§ **Data segment**
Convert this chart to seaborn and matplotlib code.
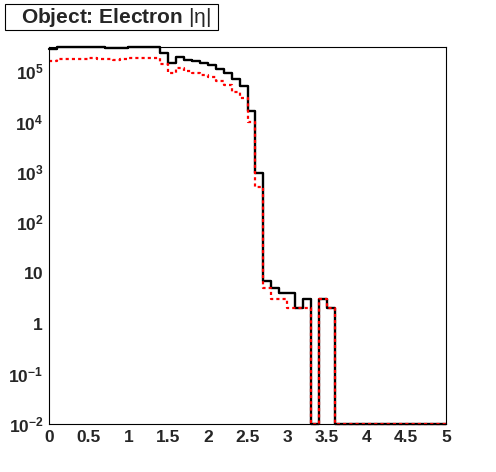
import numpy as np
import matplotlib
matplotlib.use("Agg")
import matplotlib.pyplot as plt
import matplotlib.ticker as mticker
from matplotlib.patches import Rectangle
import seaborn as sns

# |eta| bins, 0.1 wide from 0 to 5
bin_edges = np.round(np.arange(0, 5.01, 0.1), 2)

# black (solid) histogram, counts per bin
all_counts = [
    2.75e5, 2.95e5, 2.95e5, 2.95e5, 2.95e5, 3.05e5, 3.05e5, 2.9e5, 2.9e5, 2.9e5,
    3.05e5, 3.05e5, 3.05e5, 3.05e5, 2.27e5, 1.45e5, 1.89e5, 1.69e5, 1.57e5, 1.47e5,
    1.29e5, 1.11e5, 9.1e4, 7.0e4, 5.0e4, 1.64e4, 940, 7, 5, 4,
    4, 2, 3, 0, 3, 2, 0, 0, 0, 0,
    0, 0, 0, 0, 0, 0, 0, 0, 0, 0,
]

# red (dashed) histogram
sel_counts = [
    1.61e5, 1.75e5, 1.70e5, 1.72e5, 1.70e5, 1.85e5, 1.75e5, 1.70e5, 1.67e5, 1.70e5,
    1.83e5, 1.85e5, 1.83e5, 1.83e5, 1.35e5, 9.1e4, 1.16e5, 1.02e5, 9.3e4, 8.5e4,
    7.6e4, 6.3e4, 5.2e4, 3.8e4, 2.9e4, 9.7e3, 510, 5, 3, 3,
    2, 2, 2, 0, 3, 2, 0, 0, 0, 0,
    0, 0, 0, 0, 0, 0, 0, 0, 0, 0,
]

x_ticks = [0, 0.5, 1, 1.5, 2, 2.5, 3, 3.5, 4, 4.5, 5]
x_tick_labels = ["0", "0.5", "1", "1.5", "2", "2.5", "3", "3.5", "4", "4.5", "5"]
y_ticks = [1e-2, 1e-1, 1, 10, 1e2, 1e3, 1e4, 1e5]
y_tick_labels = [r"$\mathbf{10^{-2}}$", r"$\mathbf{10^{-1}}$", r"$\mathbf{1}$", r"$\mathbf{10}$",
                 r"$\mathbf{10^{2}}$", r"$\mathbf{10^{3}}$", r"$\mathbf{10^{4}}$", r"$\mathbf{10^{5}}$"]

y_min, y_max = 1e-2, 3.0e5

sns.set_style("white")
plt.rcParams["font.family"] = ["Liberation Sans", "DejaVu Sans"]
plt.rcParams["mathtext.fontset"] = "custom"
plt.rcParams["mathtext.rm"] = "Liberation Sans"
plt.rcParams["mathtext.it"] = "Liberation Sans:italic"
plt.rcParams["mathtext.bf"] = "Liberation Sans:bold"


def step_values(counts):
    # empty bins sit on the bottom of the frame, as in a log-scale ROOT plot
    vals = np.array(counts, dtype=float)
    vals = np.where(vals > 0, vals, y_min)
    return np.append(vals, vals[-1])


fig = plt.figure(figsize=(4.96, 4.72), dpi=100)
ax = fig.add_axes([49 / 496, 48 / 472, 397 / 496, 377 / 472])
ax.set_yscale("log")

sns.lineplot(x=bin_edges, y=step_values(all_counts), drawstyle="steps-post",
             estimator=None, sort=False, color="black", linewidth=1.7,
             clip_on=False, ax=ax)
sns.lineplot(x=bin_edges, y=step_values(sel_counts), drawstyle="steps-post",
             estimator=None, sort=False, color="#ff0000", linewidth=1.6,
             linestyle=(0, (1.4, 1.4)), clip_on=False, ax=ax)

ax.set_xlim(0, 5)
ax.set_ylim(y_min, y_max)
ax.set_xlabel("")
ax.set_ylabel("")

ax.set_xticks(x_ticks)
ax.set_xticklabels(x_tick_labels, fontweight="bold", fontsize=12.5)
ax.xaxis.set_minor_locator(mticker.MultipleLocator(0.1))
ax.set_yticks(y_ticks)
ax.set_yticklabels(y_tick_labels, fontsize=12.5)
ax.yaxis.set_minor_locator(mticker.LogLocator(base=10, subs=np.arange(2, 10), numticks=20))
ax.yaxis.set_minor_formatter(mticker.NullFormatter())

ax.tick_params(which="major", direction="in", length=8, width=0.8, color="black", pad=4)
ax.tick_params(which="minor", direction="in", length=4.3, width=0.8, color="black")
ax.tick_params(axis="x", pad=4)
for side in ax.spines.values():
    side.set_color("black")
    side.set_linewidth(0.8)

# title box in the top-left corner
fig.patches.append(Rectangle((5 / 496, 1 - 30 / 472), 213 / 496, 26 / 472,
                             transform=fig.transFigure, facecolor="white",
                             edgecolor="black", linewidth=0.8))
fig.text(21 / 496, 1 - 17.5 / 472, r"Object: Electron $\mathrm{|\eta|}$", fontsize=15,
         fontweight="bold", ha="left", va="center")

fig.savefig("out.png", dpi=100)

§ **Task goal**
Skipping the pictures, transcribe each line above exactly as it appears.

§ **Problem solution**
Convert this chart to seaborn and matplotlib code.
import numpy as np
import matplotlib
matplotlib.use("Agg")
import matplotlib.pyplot as plt
import matplotlib.ticker as mticker
from matplotlib.patches import Rectangle
import seaborn as sns

# |eta| bins, 0.1 wide from 0 to 5
bin_edges = np.round(np.arange(0, 5.01, 0.1), 2)

# black (solid) histogram, counts per bin
all_counts = [
    2.75e5, 2.95e5, 2.95e5, 2.95e5, 2.95e5, 3.05e5, 3.05e5, 2.9e5, 2.9e5, 2.9e5,
    3.05e5, 3.05e5, 3.05e5, 3.05e5, 2.27e5, 1.45e5, 1.89e5, 1.69e5, 1.57e5, 1.47e5,
    1.29e5, 1.11e5, 9.1e4, 7.0e4, 5.0e4, 1.64e4, 940, 7, 5, 4,
    4, 2, 3, 0, 3, 2, 0, 0, 0, 0,
    0, 0, 0, 0, 0, 0, 0, 0, 0, 0,
]

# red (dashed) histogram
sel_counts = [
    1.61e5, 1.75e5, 1.70e5, 1.72e5, 1.70e5, 1.85e5, 1.75e5, 1.70e5, 1.67e5, 1.70e5,
    1.83e5, 1.85e5, 1.83e5, 1.83e5, 1.35e5, 9.1e4, 1.16e5, 1.02e5, 9.3e4, 8.5e4,
    7.6e4, 6.3e4, 5.2e4, 3.8e4, 2.9e4, 9.7e3, 510, 5, 3, 3,
    2, 2, 2, 0, 3, 2, 0, 0, 0, 0,
    0, 0, 0, 0, 0, 0, 0, 0, 0, 0,
]

x_ticks = [0, 0.5, 1, 1.5, 2, 2.5, 3, 3.5, 4, 4.5, 5]
x_tick_labels = ["0", "0.5", "1", "1.5", "2", "2.5", "3", "3.5", "4", "4.5", "5"]
y_ticks = [1e-2, 1e-1, 1, 10, 1e2, 1e3, 1e4, 1e5]
y_tick_labels = [r"$\mathbf{10^{-2}}$", r"$\mathbf{10^{-1}}$", r"$\mathbf{1}$", r"$\mathbf{10}$",
                 r"$\mathbf{10^{2}}$", r"$\mathbf{10^{3}}$", r"$\mathbf{10^{4}}$", r"$\mathbf{10^{5}}$"]

y_min, y_max = 1e-2, 3.0e5

sns.set_style("white")
plt.rcParams["font.family"] = ["Liberation Sans", "DejaVu Sans"]
plt.rcParams["mathtext.fontset"] = "custom"
plt.rcParams["mathtext.rm"] = "Liberation Sans"
plt.rcParams["mathtext.it"] = "Liberation Sans:italic"
plt.rcParams["mathtext.bf"] = "Liberation Sans:bold"


def step_values(counts):
    # empty bins sit on the bottom of the frame, as in a log-scale ROOT plot
    vals = np.array(counts, dtype=float)
    vals = np.where(vals > 0, vals, y_min)
    return np.append(vals, vals[-1])


fig = plt.figure(figsize=(4.96, 4.72), dpi=100)
ax = fig.add_axes([49 / 496, 48 / 472, 397 / 496, 377 / 472])
ax.set_yscale("log")

sns.lineplot(x=bin_edges, y=step_values(all_counts), drawstyle="steps-post",
             estimator=None, sort=False, color="black", linewidth=1.7,
             clip_on=False, ax=ax)
sns.lineplot(x=bin_edges, y=step_values(sel_counts), drawstyle="steps-post",
             estimator=None, sort=False, color="#ff0000", linewidth=1.6,
             linestyle=(0, (1.4, 1.4)), clip_on=False, ax=ax)

ax.set_xlim(0, 5)
ax.set_ylim(y_min, y_max)
ax.set_xlabel("")
ax.set_ylabel("")

ax.set_xticks(x_ticks)
ax.set_xticklabels(x_tick_labels, fontweight="bold", fontsize=12.5)
ax.xaxis.set_minor_locator(mticker.MultipleLocator(0.1))
ax.set_yticks(y_ticks)
ax.set_yticklabels(y_tick_labels, fontsize=12.5)
ax.yaxis.set_minor_locator(mticker.LogLocator(base=10, subs=np.arange(2, 10), numticks=20))
ax.yaxis.set_minor_formatter(mticker.NullFormatter())

ax.tick_params(which="major", direction="in", length=8, width=0.8, color="black", pad=4)
ax.tick_params(which="minor", direction="in", length=4.3, width=0.8, color="black")
ax.tick_params(axis="x", pad=4)
for side in ax.spines.values():
    side.set_color("black")
    side.set_linewidth(0.8)

# title box in the top-left corner
fig.patches.append(Rectangle((5 / 496, 1 - 30 / 472), 213 / 496, 26 / 472,
                             transform=fig.transFigure, facecolor="white",
                             edgecolor="black", linewidth=0.8))
fig.text(21 / 496, 1 - 17.5 / 472, r"Object: Electron $\mathrm{|\eta|}$", fontsize=15,
         fontweight="bold", ha="left", va="center")

fig.savefig("out.png", dpi=100)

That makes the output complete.